Wabbit uses lexical scoping to manage names. Declarations defined outside of a function are globally visible to the entire program. Declarations inside a function are local and not visible to any other part of a program except for code in the same function. For example:
var a int; // Global variable func foo(b int) int { var c int; // Local variable ... }
Wabbit also makes use of so-called "block-scope" where variables declared inside any block of code enclosed by curly braces ({ ... }) are only visible inside that block. For example:
func bar(a int, b int) int { if a > b { var t int = b; // Block scope variable b = a; a = t; } print t; // Error: t not defined (not in scope) return a; }
Nested function definitions are not supported. For example:
func foo(b int) int { func bar(c int) int { // Illegal. Nested functions not allowed ... } ... }
Programs always begin execution in a function main() which takes no arguments and returns an integer result. For example:
func main() int { var i int = 0; while (i < N) { print fib(i); i = i + 1; } return 0; }
Any initialization steps related to global variables must execute prior to the invocation of main(). For example:
var a int = 4; var b int = 5; var c int = a + b; // Evaluates prior to main() ... func main() int { ... }
If there is no main() function, any kind of "scripting" statements will still execute as part of the initialization step.
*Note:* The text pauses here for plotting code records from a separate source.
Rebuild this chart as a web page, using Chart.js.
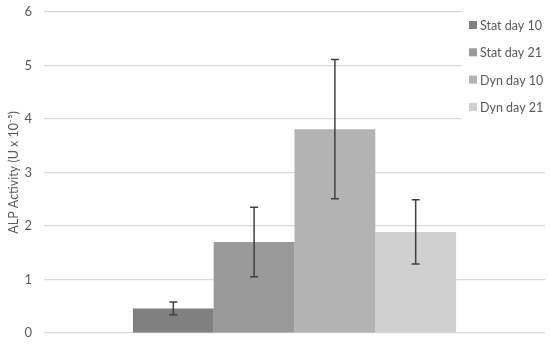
<!DOCTYPE html>
<html>
<head>
<meta charset="utf-8">
<script src="https://cdn.jsdelivr.net/npm/chart.js@4"></script>
<style>
  body { margin: 0; background: #fff; }
</style>
</head>
<body>
<canvas id="myChart" width="550" height="344"></canvas>
<script>
const categories = [''];
const seriesNames = ['Stat day 10', 'Stat day 21', 'Dyn day 10', 'Dyn day 21'];
const seriesValues = [0.46, 1.70, 3.81, 1.89];
const seriesErrors = [0.12, 0.65, 1.30, 0.60];
const seriesColors = ['#808080', '#999999', '#b3b3b3', '#d0d0d0'];
const yTicks = [0, 1, 2, 3, 4, 5, 6];

const fontFamily = 'Lato, "Open Sans", sans-serif';

// error bars drawn on top of the bars, from the value scale
const errorBars = {
    id: 'errorBars',
    afterDatasetsDraw(chart) {
        const ctx = chart.ctx;
        const y = chart.scales.y;
        ctx.save();
        ctx.strokeStyle = '#404040';
        ctx.lineWidth = 1.5;
        chart.data.datasets.forEach((ds, i) => {
            const bar = chart.getDatasetMeta(i).data[0];
            const v = ds.data[0];
            const e = seriesErrors[i];
            const top = y.getPixelForValue(v + e);
            const bottom = y.getPixelForValue(v - e);
            ctx.beginPath();
            ctx.moveTo(bar.x, top);
            ctx.lineTo(bar.x, bottom);
            ctx.moveTo(bar.x - 4, top);
            ctx.lineTo(bar.x + 4, top);
            ctx.moveTo(bar.x - 4, bottom);
            ctx.lineTo(bar.x + 4, bottom);
            ctx.stroke();
        });
        ctx.restore();
    }
};

// legend box sitting over the top right of the plot
const overlayLegend = {
    id: 'overlayLegend',
    afterDraw(chart) {
        const ctx = chart.ctx;
        ctx.save();
        ctx.fillStyle = '#ffffff';
        ctx.fillRect(462, 0, 88, 126);
        ctx.font = '12.5px ' + fontFamily;
        ctx.textBaseline = 'middle';
        seriesNames.forEach((name, i) => {
            const cy = 25 + i * 27.3;
            ctx.fillStyle = seriesColors[i];
            ctx.fillRect(469, cy - 4, 8, 8);
            ctx.fillStyle = '#595959';
            ctx.fillText(name, 480, cy + 1);
        });
        ctx.restore();
    }
};

const ctx = document.getElementById('myChart').getContext('2d');
const myChart = new Chart(ctx, {
    type: 'bar',
    data: {
        labels: categories,
        datasets: seriesNames.map((name, i) => ({
            label: name,
            data: [seriesValues[i]],
            backgroundColor: seriesColors[i],
            borderWidth: 0,
            categoryPercentage: 0.645,
            barPercentage: 1
        }))
    },
    options: {
        responsive: false,
        animation: false,
        layout: { padding: { top: 12, bottom: 11, left: 0, right: 5 } },
        plugins: {
            legend: { display: false },
            tooltip: { enabled: false }
        },
        scales: {
            x: {
                display: false
            },
            y: {
                min: 0,
                max: 6,
                afterBuildTicks: (axis) => { axis.ticks = yTicks.map(v => ({ value: v })); },
                afterFit: (axis) => {
                    axis.width = 44;
                    axis.paddingTop = 0;
                    axis.paddingBottom = 0;
                },
                grid: { color: '#d9d9d9', lineWidth: 1.2, drawTicks: false },
                border: { display: false },
                ticks: {
                    color: '#595959',
                    padding: 12,
                    font: { family: fontFamily, size: 13 }
                },
                title: {
                    display: true,
                    text: 'ALP Activity (U x 10\u207B\u2075)',
                    color: '#595959',
                    padding: { top: 6, bottom: 0 },
                    font: { family: fontFamily, size: 12.5 }
                }
            }
        }
    },
    plugins: [errorBars, overlayLegend]
});
</script>
</body>
</html>
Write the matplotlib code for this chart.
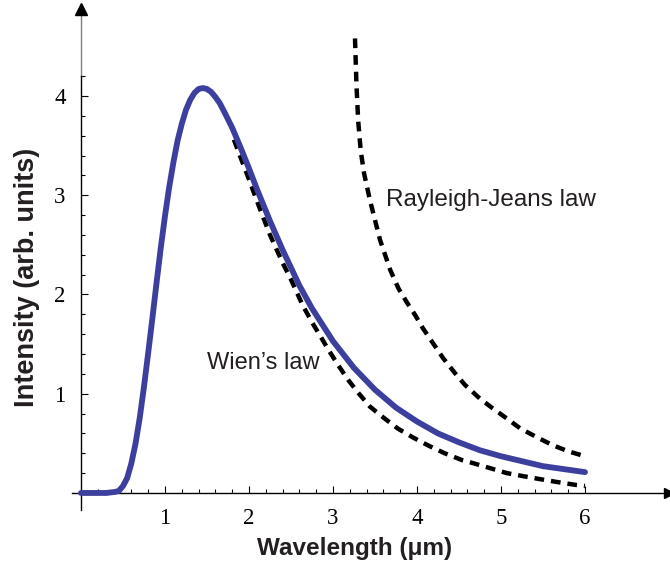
import matplotlib
matplotlib.use("Agg")
import matplotlib.pyplot as plt
from matplotlib.ticker import FixedLocator

plt.rcParams["lines.scale_dashes"] = False

BLUE = "#3c3f9d"
TEXT = "#231f20"

# Planck curve (solid blue)
planck_x = [0.0, 0.3, 0.4, 0.45, 0.5, 0.55, 0.6, 0.65, 0.7, 0.75, 0.8, 0.85,
            0.9, 0.95, 1.0, 1.05, 1.1, 1.15, 1.2, 1.25, 1.3, 1.35, 1.4, 1.45,
            1.5, 1.55, 1.6, 1.65, 1.7, 1.8, 1.9, 2.0, 2.1, 2.25, 2.4, 2.5,
            2.6, 2.75, 3.0, 3.25, 3.5, 3.75, 4.0, 4.25, 4.5, 4.75, 5.0, 5.25,
            5.5, 5.75, 6.0]
planck_y = [0.0, 0.0, 0.01, 0.02, 0.07, 0.15, 0.30, 0.50, 0.76, 1.07, 1.41,
            1.76, 2.12, 2.47, 2.79, 3.08, 3.33, 3.55, 3.72, 3.86, 3.96, 4.03,
            4.07, 4.08, 4.07, 4.04, 3.99, 3.93, 3.85, 3.68, 3.48, 3.27, 3.05,
            2.74, 2.45, 2.27, 2.09, 1.86, 1.53, 1.26, 1.04, 0.86, 0.72, 0.60,
            0.51, 0.43, 0.37, 0.32, 0.27, 0.24, 0.21]

# Wien's law (lower dashed)
wien_x = [1.82, 1.9, 2.0, 2.1, 2.25, 2.4, 2.5, 2.64, 2.75, 2.85, 2.94, 3.06,
          3.18, 3.3, 3.44, 3.6, 3.77, 3.95, 4.13, 4.33, 4.54, 4.67, 4.87,
          5.07, 5.26, 5.46, 5.67, 5.9, 6.0]
wien_y = [3.56, 3.38, 3.16, 2.93, 2.60, 2.32, 2.15, 1.89, 1.72, 1.58, 1.45,
          1.29, 1.14, 1.01, 0.87, 0.76, 0.65, 0.56, 0.48, 0.40, 0.33, 0.30,
          0.25, 0.20, 0.17, 0.14, 0.11, 0.08, 0.07]

# Rayleigh-Jeans law (upper dashed)
rj_x = [3.262, 3.28, 3.30, 3.33, 3.37, 3.44, 3.50, 3.56, 3.68, 3.78, 3.88,
        3.98, 4.07, 4.19, 4.31, 4.45, 4.57, 4.75, 4.89, 5.07, 5.23, 5.43,
        5.62, 5.80, 6.0]
rj_y = [4.58, 4.10, 3.75, 3.45, 3.22, 2.95, 2.75, 2.55, 2.25, 2.06, 1.92,
        1.79, 1.66, 1.51, 1.36, 1.21, 1.09, 0.95, 0.86, 0.75, 0.65, 0.56,
        0.48, 0.42, 0.37]

x_major = [1, 2, 3, 4, 5, 6]
y_major = [1, 2, 3, 4]

fig = plt.figure(figsize=(6.7, 5.68), dpi=100)
ax = fig.add_axes([0, 0, 1, 1])
ax.set_xlim(-0.964, 7.012)
ax.set_ylim(-0.756, 4.967)
ax.patch.set_visible(False)

# axes through the origin
for side in ["top", "right"]:
    ax.spines[side].set_visible(False)
ax.spines["bottom"].set_position(("data", 0))
ax.spines["left"].set_position(("data", 0))
ax.spines["bottom"].set_bounds(-0.107, 6.98)
ax.spines["left"].set_bounds(-0.17, 4.2)
for side in ["bottom", "left"]:
    ax.spines[side].set_linewidth(1.0)
ax.plot([0, 0], [4.2, 4.86], color="#808080", lw=1.0, clip_on=False)
ax.plot([7.0], [0], marker=">", ms=7, color="black", clip_on=False)
ax.plot([0], [4.88], marker="^", ms=8, color="black", clip_on=False)

ax.xaxis.set_major_locator(FixedLocator(x_major))
ax.xaxis.set_minor_locator(FixedLocator([i * 0.2 for i in range(1, 30) if i % 5]))
ax.yaxis.set_major_locator(FixedLocator(y_major))
ax.yaxis.set_minor_locator(FixedLocator([i * 0.2 for i in range(1, 22) if i % 5]))
ax.tick_params(which="both", direction="in", width=0.8, color="black")
ax.tick_params(which="major", length=5)
ax.tick_params(which="minor", length=3)
ax.tick_params(axis="x", which="major", pad=11)
ax.tick_params(axis="y", which="major", pad=11)
for lab in ax.get_xticklabels() + ax.get_yticklabels():
    lab.set_fontfamily("Liberation Serif")
    lab.set_fontsize(16.5)

# curves
dash = (0, (7, 5))
ax.plot(wien_x, wien_y, color="black", lw=3.2, linestyle=dash, zorder=3)
ax.plot(rj_x, rj_y, color="black", lw=3.2, linestyle=dash, zorder=3)
ax.plot(planck_x, planck_y, color=BLUE, lw=4.2, solid_capstyle="round",
        solid_joinstyle="round", zorder=4, clip_on=False)

# labels
ax.text(2.17, 1.31, "Wien\u2019s law", fontsize=17, family="Liberation Sans",
        color=TEXT, ha="center", va="center")
ax.text(4.875, 2.95, "Rayleigh-Jeans law", fontsize=17.5, family="Liberation Sans",
        color=TEXT, ha="center", va="center")
ax.text(3.26, -0.56, "Wavelength (\u03bcm)", fontsize=17.5, family="Liberation Sans",
        weight="bold", color=TEXT, ha="center", va="center")
ax.text(-0.645, 2.17, "Intensity (arb. units)", fontsize=19.5,
        family="Liberation Sans", weight="bold", color=TEXT,
        ha="center", va="center", rotation=90)

fig.savefig("out.png", dpi=100)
Your compiler should emit a dummy main() function that calls _init() in this case.
The built-in print value operation can be used for debugging output. It prints the value of any type given to it. Values are normally printed on separate lines. However, if you print a single character value, it is printed with no line break.
print is an example of a polymorphic operation in that it works on any kind of data. This is different than how functions work--where a matching datatype must be given.